« Mourir fut le dernier acte magistral d’Elayn pour se délivrer (…) La femme que ma mère était, cette femme douée d’autonomie et de raison, se révèle à moi, comme ça, tout d’un coup… »
Pour combattre cette sidération qui fait suite à l’annonce du décès de sa mère, la romancière Nikki Gemmel (auteure de « La mariée mise à nu » et de « Plaisir ») s’en remet l’écriture « mon moyen d’ancrage dans le tourbillon de la vie ».

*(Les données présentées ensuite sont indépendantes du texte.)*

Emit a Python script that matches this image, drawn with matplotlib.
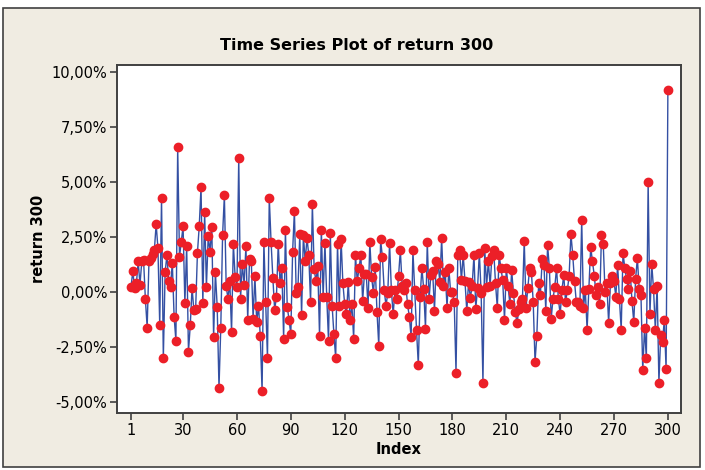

Ce récit, redoutable de lucidité et d’émotions mêlées, ne donne pas seulement à partager une expérience de deuil atypique : tous les parents ne choisissent pas de se suicider…et parmi ces derniers, tous n’ont pas des enfants écrivains ayant à cœur de transformer cet épisode tragique en matière littéraire. Ce journal de deuil est aussi un texte romanesque bluffant dont l’héroïne, Elayn, se découvre dans les souvenirs et les non-dits, dans ces multiples découvertes posthumes.
Il y a dans ce livre des réflexions grinçantes sur les relations mère-fille. « Elayn savait qu’elle se trouvait loin, en sixième position, dans les priorités de mon monde, après mes enfants et mon mari. Je ne l’ai jamais mise sur un piédestal qui lui aurait donné l’impression d’être spéciale » confie ainsi Nikki. Sa relation avec sa mère n’a jamais été simple. Elle fut même conflictuelle. Jusqu’à pousser Nikki à l’exil, un temps, pour pouvoir vivre sa vie d’écrivain. Quelques-uns de ces conflits sont évoqués au gré des souvenirs qui remontent et se télescopent après le décès d’Elayn.

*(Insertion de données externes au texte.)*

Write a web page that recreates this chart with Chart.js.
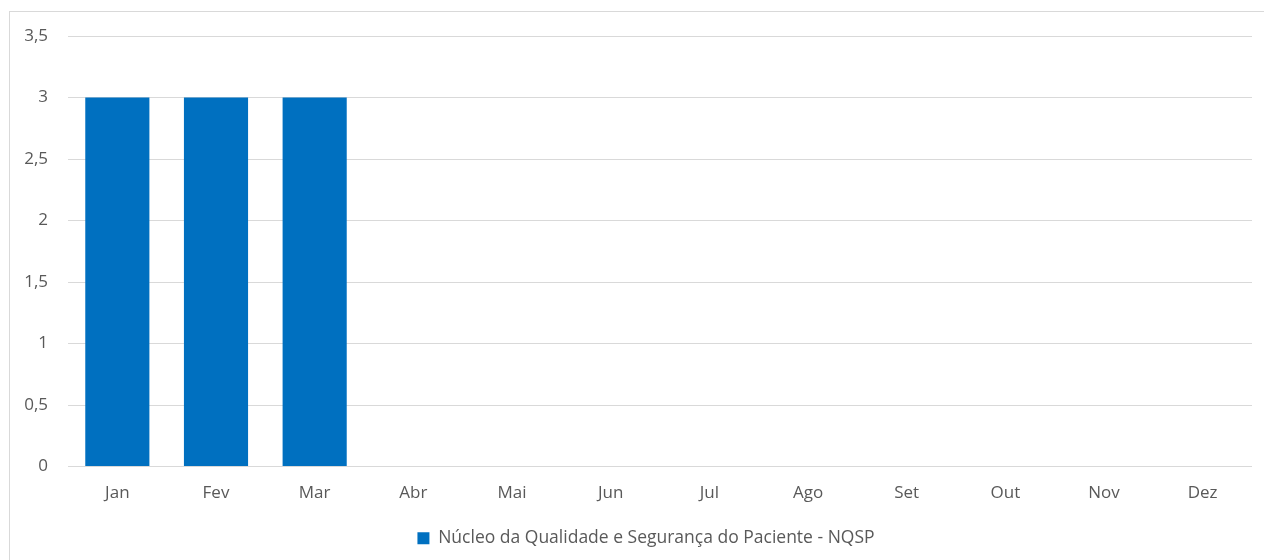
<!DOCTYPE html>
<html><head><meta charset="utf-8">
<script src="https://cdn.jsdelivr.net/npm/chart.js@4"></script>
<style>
html,body{margin:0;padding:0;background:#fff;overflow:hidden}
#wrap{position:relative;width:1264px;height:560px}
#frame{position:absolute;left:9px;top:11px;width:1260px;height:560px;border:1px solid #d9d9d9;box-sizing:border-box;pointer-events:none}
</style></head>
<body><div id="wrap"><canvas id="c" width="1264" height="560"></canvas><div id="frame"></div></div>
<script>
const categories = ['Jan','Fev','Mar','Abr','Mai','Jun','Jul','Ago','Set','Out','Nov','Dez'];
const seriesName = 'Núcleo da Qualidade e Segurança do Paciente - NQSP';
const values = [3,3,3,null,null,null,null,null,null,null,null,null];
const yTicks = [0,0.5,1,1.5,2,2.5,3,3.5];

const chart = new Chart(document.getElementById('c'), {
  type:'bar',
  data:{labels:categories,datasets:[{label:seriesName,data:values,backgroundColor:'#0070c0',borderWidth:0,barPercentage:0.65,categoryPercentage:1}]},
  options:{
    responsive:false,animation:false,
    layout:{padding:{left:0,right:12,top:36,bottom:3}},
    plugins:{
      legend:{position:'bottom',labels:{boxWidth:12,boxHeight:12,color:'#595959',font:{family:'Open Sans',size:17.5},padding:14}},
      tooltip:{enabled:false}
    },
    scales:{
      x:{grid:{display:false},border:{display:false},
        ticks:{color:'#595959',font:{family:'Open Sans',size:17},padding:8},
        afterFit:s=>{s.height=49;}},
      y:{min:0,max:3.5,
        afterBuildTicks:s=>{s.ticks=yTicks.map(v=>({value:v}));},
        grid:{color:'#d9d9d9',lineWidth:1,drawTicks:false},border:{display:false},
        ticks:{color:'#595959',font:{family:'Open Sans',size:17},padding:20,
          callback:v=>String(v).replace('.',',')},
        afterFit:s=>{s.width=68;}}
    }
  }
});
const origLegendDraw = chart.legend.draw.bind(chart.legend);
chart.legend.draw = function(){ const ctx = chart.ctx; ctx.save(); ctx.translate(20,0); origLegendDraw(); ctx.restore(); };
chart.draw();
</script></body></html>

De l’annonce de la nouvelle à l’organisation des funérailles, le déroulé des semaines qui s’ensuivirent, les questionnements, multiples (dire le suicide ou le taire à ses enfants, le comprendre…ou le nier) : Nikki écrit tout, sans filtre, ou presque.
« Les mères se sacrifient tellement pour leurs enfants et reçoivent si peu de reconnaissance en retour. Le type de mère que nous devenons dépend du fait que nous acceptons, ou non, cette vérité. Les mères sont expertes en capitulation » s’étonne Nikki après avoir découvert que, loin des critiques qu’elle pouvait formuler frontalement à son égard, sa mère collectionnait les coupures de presse parlant d’elle.

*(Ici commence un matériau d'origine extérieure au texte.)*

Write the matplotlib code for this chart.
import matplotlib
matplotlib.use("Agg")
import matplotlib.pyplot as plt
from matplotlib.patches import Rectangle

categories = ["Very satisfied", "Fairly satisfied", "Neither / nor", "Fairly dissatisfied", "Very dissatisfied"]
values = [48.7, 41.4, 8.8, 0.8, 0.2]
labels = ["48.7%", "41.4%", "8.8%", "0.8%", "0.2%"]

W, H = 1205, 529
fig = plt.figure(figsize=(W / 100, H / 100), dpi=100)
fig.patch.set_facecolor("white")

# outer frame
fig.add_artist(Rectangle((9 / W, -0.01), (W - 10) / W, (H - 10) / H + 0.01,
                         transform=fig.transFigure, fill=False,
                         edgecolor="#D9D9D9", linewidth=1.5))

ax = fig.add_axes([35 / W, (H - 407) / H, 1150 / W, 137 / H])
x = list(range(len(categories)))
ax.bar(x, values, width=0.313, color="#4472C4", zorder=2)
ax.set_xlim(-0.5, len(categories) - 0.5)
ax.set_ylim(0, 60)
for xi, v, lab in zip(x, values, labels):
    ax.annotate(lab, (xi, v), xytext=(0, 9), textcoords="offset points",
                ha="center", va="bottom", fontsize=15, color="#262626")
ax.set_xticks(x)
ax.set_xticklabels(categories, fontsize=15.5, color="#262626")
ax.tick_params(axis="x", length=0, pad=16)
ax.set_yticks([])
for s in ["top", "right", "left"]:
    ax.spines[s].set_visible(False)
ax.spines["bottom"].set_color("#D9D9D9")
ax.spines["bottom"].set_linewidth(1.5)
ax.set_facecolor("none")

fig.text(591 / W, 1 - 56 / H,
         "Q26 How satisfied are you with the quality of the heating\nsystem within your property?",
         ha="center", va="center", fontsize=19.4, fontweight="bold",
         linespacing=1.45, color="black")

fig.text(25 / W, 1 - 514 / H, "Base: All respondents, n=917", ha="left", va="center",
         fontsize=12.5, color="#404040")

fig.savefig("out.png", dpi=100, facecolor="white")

« Avec ses petits-enfants, elle faisait preuve d’un amour démonstratif dont j’avais rarement bénéficié », tacle-t-elle… mais s’interrogeant aussi, Elayn aurait peut-être mérité plus d’attention. Plus de compréhension. Il n’est pas tant question de culpabilité, ou de réécrire leur relation, que de tenter de la mettre en mots avec honnêteté : « en même temps que la perte, il y a ce sentiment de libération. Quant aux silences. Aux agressions. A l’incertitude constante et épuisante de ne jamais savoir ce qui vous attend : un amour démesuré ou son dangereux contraire. (…) la terrible vérité : on fait souffrir ceux qu’on aime le plus parce qu’on les connaît trop bien. On leur fait mal avec une efficacité vicieuse »
Le choix de sa mère de mettre fin à un quotidien de souffrances, victime de douleurs chroniques suite à une opération chirurgicale foireuse, sans informer quiconque ou demander plus d’attention est douloureux et fait débat. D’autant que Nikki s’en ouvre à un public plus large que sa famille. Une partie de ce récit reprend quelques-uns des échanges que la romancière a eus avec des lecteurs ayant choisi de lui écrire, de partager leurs propres questionnements sur « le choix d’une fin de vie digne », comme Helena, une inconnue que Nikki choisit de rencontrer. Afin de continuer à comprendre, à questionner…
« Je me suis fait renverser par la vie à tant de reprises qu’il m’est impossible de compter toutes les plaques d’immatriculation » confesse Nikki. Une observation qui aurait tout aussi bien pu convenir à Elayn.